The Pros and Cons to Holding Your Meeting During the Morning or Evening

The Pros and Cons to Holding Your Meeting During the Morning or Evening

by January 1, 2017

Meetings are the bane of many an employee’s life, but having to facilitate them can be a nightmare of its very own.

Depending on when you schedule them, they can go from bad to unbearable in a relatively short amount of time. Not sure when you should schedule your next important video conference? In this article, we’re going to talk about the pros and cons of holding that conversation at three different times of the day: first thing in the morning, right after everybody’s had their lunch, and late in the work day.


Holding a Discussion First Thing in the Morning

Starting the discussion in the morning can give everybody a great head start, since they haven’t exhausted their energy on tons of executive tasks yet. Unfortunately, most of the people involved may still be too sleepy to contribute any constructive thoughts on whatever matter is being discussed.

It’s even worse if you try to schedule your meeting on a Monday morning, since most people still wish they were back at home in their beds. (Yes, this holds true even if you’re holding a virtual meeting.

They’d rather be in bed than in front of a video camera!)  If you do want to get the meeting out of the way as soon as possible, though, then this is the best time to gather everybody together into a virtual conference room. This is because the people involved have had time to settle into their schedule, and don’t have to deal with a pile of tasks just yet.


Holding Your Meeting After Lunch

According to a study cited in Wonder HowTo, you make better choices after you’ve had your meals because you’ve already been reenergized. However, for some people, trying to work after they’ve just eaten a big meal could make them feel even sleepier than when they started out. Thus, the best thing to do in this scenario is figure out the types of people you’re going to deal with during the conference.

Although you can’t exactly tell everybody to attend the meeting at lunchtime (you’d be the most unpopular person in the office!), you have another option to consider. You can, instead, invite your participants to come into the meeting and have their meals while the discussion is going on, as long as they put their mics on mute while they’re munching on their food.

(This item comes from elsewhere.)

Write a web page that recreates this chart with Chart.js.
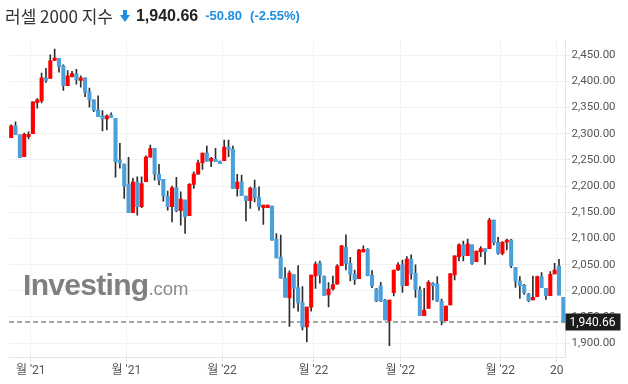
<!DOCTYPE html>
<html>
<head>
<meta charset="utf-8">
<script src="https://cdn.jsdelivr.net/npm/chart.js@4.4.1/dist/chart.umd.min.js"></script>
<style>
  html,body{margin:0;padding:0;background:#fff;}
  #wrap{position:relative;width:628px;height:384px;overflow:hidden;}
  #c{position:absolute;left:0;top:0;}
  #title{position:absolute;left:5px;top:3px;white-space:nowrap;height:24px;line-height:24px;}
  #title .name{font-family:"Noto Sans CJK KR",sans-serif;font-size:17px;color:#333;vertical-align:middle;}
  #title .arrow{display:inline-block;vertical-align:middle;margin-left:7px;margin-right:6px;}
  #title .last{font-family:"Liberation Sans",Arial,sans-serif;font-weight:bold;font-size:16px;color:#222;vertical-align:middle;}
  #title .chg{font-family:"Liberation Sans",Arial,sans-serif;font-weight:bold;font-size:13px;color:#1a8fe3;vertical-align:middle;margin-left:7px;}
  #logo{position:absolute;left:23px;top:268px;white-space:nowrap;color:#808080;}
  #logo .big{font-family:"Liberation Sans",Arial,sans-serif;font-weight:bold;font-size:30px;letter-spacing:-0.7px;}
  #logo .small{font-family:"Liberation Sans",Arial,sans-serif;font-size:18.5px;color:#8c8c8c;}
</style>
</head>
<body>
<div id="wrap">
  <canvas id="c" width="628" height="384"></canvas>
  <div id="title"><span class="name">러셀 2000 지수</span><svg class="arrow" width="10" height="12" viewBox="0 0 10 12"><rect x="3" y="0" width="4" height="6" fill="#1a8fe3"/><polygon points="0,5 10,5 5,12" fill="#1a8fe3"/></svg><span class="last">1,940.66</span><span class="chg">-50.80</span><span class="chg" style="margin-left:8px">(-2.55%)</span></div>
  <div id="logo"><span class="big">Investing</span><span class="small">.com</span></div>
</div>
<script>
// ---- data ----
const opens = [2292.7,2315,2297.8,2256.4,2294.6,2300.3,2359.5,2362.7,2406.7,2405.4,2439.8,2444,2429.6,2392,2409.2,2414.3,2401.6,2406.7,2380,2364.6,2345.5,2334,2328.3,2336,2329.6,2250,2242,2203.8,2149,2207.6,2160.5,2208.3,2255.4,2272,2223,2212.7,2180.9,2160.5,2196.8,2152.9,2173.2,2143.3,2203.2,2223,2244.6,2263,2247.8,2251.6,2247.8,2248.4,2274.5,2270.7,2195.5,2207.6,2180.9,2172,2196.2,2179,2158.6,2158.6,2161.8,2098.7,2064.3,2024.2,1986.6,2031.2,2006.3,1977.7,1931.2,1968.8,2028.6,2052.8,2028,1992.3,2003.8,2012.7,2048,2083,2052.5,2031.5,2023.2,2074.2,2079.3,2029.6,2003.5,2009.2,1982.5,1943,1996.5,2039.8,2049.4,2009.9,2060.8,2033.4,2001.6,1952.5,1966.5,2014.3,2013,1980.6,1943,1972.9,2030.2,2065.3,2087.6,2067.2,2087.6,2055.7,2074.8,2080.6,2080.6,2135.3,2092.7,2071.6,2092.7,2097.1,2044.9,2018.8,2011.1,1993.9,1982.5,1988.8,2027,2004.8,1990.8,2032.2,2047.4,1987.6];
const highs = [2317,2322.6,2297.8,2301,2303.5,2360.8,2367,2415.6,2425,2450.6,2461.5,2444,2431.5,2420.7,2419.4,2423.2,2410.5,2406.7,2387,2364.6,2372.3,2344.3,2336,2339.8,2329.6,2281.8,2242,2254.8,2214.6,2217.8,2217.8,2258,2278.3,2272,2241.4,2212.7,2190.4,2200,2216.6,2189,2173.2,2205,2227.4,2249.7,2263,2276.4,2254.8,2272,2247.8,2288,2288,2276.4,2222.3,2221,2180.9,2198,2211.5,2198.7,2163.7,2163.7,2161.8,2109.5,2106.4,2044.6,2038,2031.2,2048.4,2008.3,1968.8,2029.9,2055.4,2056.7,2028,2015.9,2028,2050.3,2087,2106.7,2064,2039.8,2079.3,2085.7,2080.5,2038.5,2004.8,2016.2,1983.7,1982.5,2039.8,2053.8,2058.9,2065.3,2068.5,2049.4,2008,2004.8,2019.4,2015.6,2027,1984.4,1971,2033.4,2066.6,2089.5,2095.2,2099,2087.6,2076,2084.4,2080.6,2138.5,2135.3,2102.2,2094,2099,2098.4,2044.9,2027,2012.4,1995,2028.3,2028.3,2034.7,2004.8,2036.6,2052.5,2060.2,1987.6];
const lows = [2292.7,2298.4,2254.4,2256.4,2290,2300.3,2348.7,2359,2397.8,2405.4,2439.8,2417.5,2382.5,2392,2408,2394.6,2388.8,2371,2350.6,2342.3,2332.8,2305.4,2307.3,2331,2216.9,2234,2176.4,2149,2149,2144.6,2158.6,2208.3,2255.4,2211.5,2202,2171.3,2154,2131.8,2151,2125.5,2109.5,2143.3,2195.5,2223,2231.8,2247.8,2237,2246.5,2242.7,2248.4,2256,2195.5,2180.9,2181.5,2133.7,2157.3,2170,2154,2126.7,2158.6,2096.8,2063,2024.2,1987.9,1931.8,1967.5,1961,1925.4,1902.5,1961,2004.4,2014.6,1991,1969.4,2001.3,2012.7,2048,2039.8,2018.8,2012.4,2023.2,2074.2,2028.4,2006,1979.3,1979.3,1944.3,1895.2,1990.1,2038.5,1997,2009.9,2022,1987.6,1952.5,1952.5,1966.5,1982.5,1979.3,1934.7,1943,1972.9,2020.7,2057,2057,2067.2,2050.6,2055.7,2065.3,2050.6,2080.6,2087.6,2069.7,2068.5,2078,2044.3,2006.7,1985.7,1993.3,1979.3,1982.5,1988.8,2006,1983.8,1990.8,2032.2,1992,1940.66];
const closes = [2315,2298.4,2254.4,2299,2299,2360.8,2364.6,2406.7,2401.6,2439,2444.3,2428,2392,2410.5,2415,2402.9,2406.7,2378.7,2364.6,2344.3,2332.8,2328.3,2334,2331,2246.8,2243.6,2200,2149,2207.6,2160.5,2205,2255.4,2272,2223,2211.5,2180.9,2160.5,2196.8,2152.9,2175.1,2141.4,2203.2,2223,2244.6,2263,2247.8,2252.9,2246.5,2242.7,2274.5,2269.4,2195.5,2207.6,2181.5,2172,2196.2,2177.7,2160.5,2163.7,2163.7,2096.8,2063,2024.2,1987.9,2033.7,2004.4,1977,1931.2,1968.8,2029.9,2051,2029.9,1991,2003.2,2012.1,2047.1,2085.7,2052.5,2031.5,2020.7,2078,2079.3,2029,2009.9,1980.6,1980.6,1944.3,1982.5,2039.8,2049.4,2009.9,2060.8,2032.2,2002.9,1952.5,1963.3,2016.2,2009.9,1980.6,1943,1971,2032.2,2066.6,2087.6,2067.2,2089.5,2052.5,2076,2080.6,2074.8,2135.3,2092,2071.6,2092.7,2097.1,2047.4,2018.8,2009.9,1996.5,1981.2,1987.6,2027,2006,1990.8,2031.5,2039.8,1991.46,1940.66];
const xTickLabels = ["월 '21","월 '21","월 '22","월 '22","월 '22","월 '22","20"];
const xTickAt = [4.5, 26.5, 48.5, 69.5, 89.5, 112.5, 125.5];
const yTickValues = [1900,1950,2000,2050,2100,2150,2200,2250,2300,2350,2400,2450];
const lastPrice = closes[closes.length - 1];

// ---- build datasets ----
const UP = '#ff0000', DOWN = '#4ba0dc';
const bodies = opens.map((o, i) => ({x: i, y: [o, closes[i]]}));
const wicks = opens.map((o, i) => ({x: i, y: [lows[i], highs[i]]}));
const bodyColors = opens.map((o, i) => closes[i] >= o ? UP : DOWN);
const n = opens.length;

const fmt2 = v => Number(v).toLocaleString('en-US', {minimumFractionDigits: 2, maximumFractionDigits: 2});

const priceTag = {
  id: 'priceTag',
  afterDraw(chart) {
    const {ctx, chartArea, scales} = chart;
    const y = scales.y.getPixelForValue(lastPrice);
    ctx.save();
    ctx.fillStyle = '#1c1c1c';
    ctx.fillRect(chartArea.right, Math.round(y) - 8.5, 55, 17);
    ctx.fillStyle = '#ffffff';
    ctx.font = '12px Roboto, "Liberation Sans", sans-serif';
    ctx.textBaseline = 'middle';
    ctx.textAlign = 'left';
    ctx.fillText(fmt2(lastPrice), chartArea.right + 4, Math.round(y) + 0.5);
    ctx.restore();
  }
};

Chart.defaults.font.family = 'Roboto, "Noto Sans CJK KR", sans-serif';
Chart.defaults.color = '#555';

new Chart(document.getElementById('c'), {
  type: 'bar',
  data: {
    datasets: [
      {type: 'bar', data: bodies, backgroundColor: bodyColors, barThickness: 3.4, grouped: false, minBarLength: 1, order: 0},
      {type: 'bar', data: wicks, backgroundColor: '#2e2e2e', barThickness: 1, grouped: false, order: 1},
      {type: 'line', data: [{x: -0.5, y: lastPrice}, {x: n - 0.5, y: lastPrice}], borderColor: '#8a8a8a', borderDash: [5, 3], borderWidth: 1.5, pointRadius: 0, order: 2}
    ]
  },
  options: {
    responsive: false,
    animation: false,
    devicePixelRatio: 1,
    layout: {padding: {left: 9, top: 40, right: 0, bottom: 0}},
    plugins: {legend: {display: false}, tooltip: {enabled: false}, title: {display: false}},
    scales: {
      x: {
        type: 'linear', min: -0.5, max: n - 0.5, offset: false,
        grid: {offset: false, color: '#f2f2f2', tickColor: '#e3e3e3', tickLength: 5},
        border: {color: '#e0e3e8'},
        ticks: {autoSkip: false, maxRotation: 0, padding: 2, font: {size: 12}, color: '#555',
                callback: (v, i) => xTickLabels[i]},
        afterBuildTicks: s => { s.ticks = xTickAt.map(v => ({value: v})); },
        afterFit: s => { s.height = 27; }
      },
      y: {
        type: 'linear', position: 'right', min: 1873.6, max: 2479,
        grid: {color: '#f2f2f2', tickColor: '#e3e3e3', tickLength: 4},
        border: {color: '#e0e3e8'},
        ticks: {padding: 2, font: {size: 11.5}, color: '#555', callback: v => fmt2(v)},
        afterBuildTicks: s => { s.ticks = yTickValues.map(v => ({value: v})); },
        afterFit: s => { s.width = 62.5; }
      }
    }
  },
  plugins: [priceTag]
});
</script>
</body>
</html>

Sure, it might look a little distracting, but at least they won’t be too hungry or too full to pay attention to you. And in case anybody does miss an important tidbit, it’s easy to refer to video recordings if you’re using a BlueJeans enterprise video conferencing solution. That way, they won’t have to panic in case they think they forgot to note down an important detail.


Holding a Conference in the Late Afternoon

This may be one of the most controversial times to hold a meeting, but it’s one that may make you reconsider your initial first reactions to the idea. According to an article by Quartz, the best time and day to hold a business meeting is on Tuesday afternoons. This is because, based on data cited, most employees seem to be free or more likely to accept an invite if the conference is to be held at around 2:30 p.m. to 3 p.m. on Tuesdays.

On the other hand, Monday mornings, as we’ve previously discussed, are the worst time of day to discuss any important matters. However, you’ll have to take into consideration just how important the topic of your meeting is. If it’s something that’s crucial to the future of the company, you may want to discuss it in the morning instead.

But if it’s an agenda full of relatively simple action steps, you may be able to breeze through them in the afternoon. That’s because most people have already finished up the more important work they needed to do and can thus devote more time to the loose ends that need to be addressed. Afternoons are also great in case your business covers several branches all over the world, and thus covers more than one time zone.

Pick the Schedule That’s Best for Everybody

No matter which time of the day you decide to schedule your conference, one thing is clear: you’ll need to master the art of engaging your participants so that they don’t end up sleeping throughout the entire thing.

Otherwise, you’re just going to struggle to get people to pitch in their two cents each and every time you gather them together for some important agenda you’ve got to tackle. Nevertheless, we think that considering the information above may help you nudge your meeting participants in the right direction. Do your best and get that meeting done in less than an hour, at most!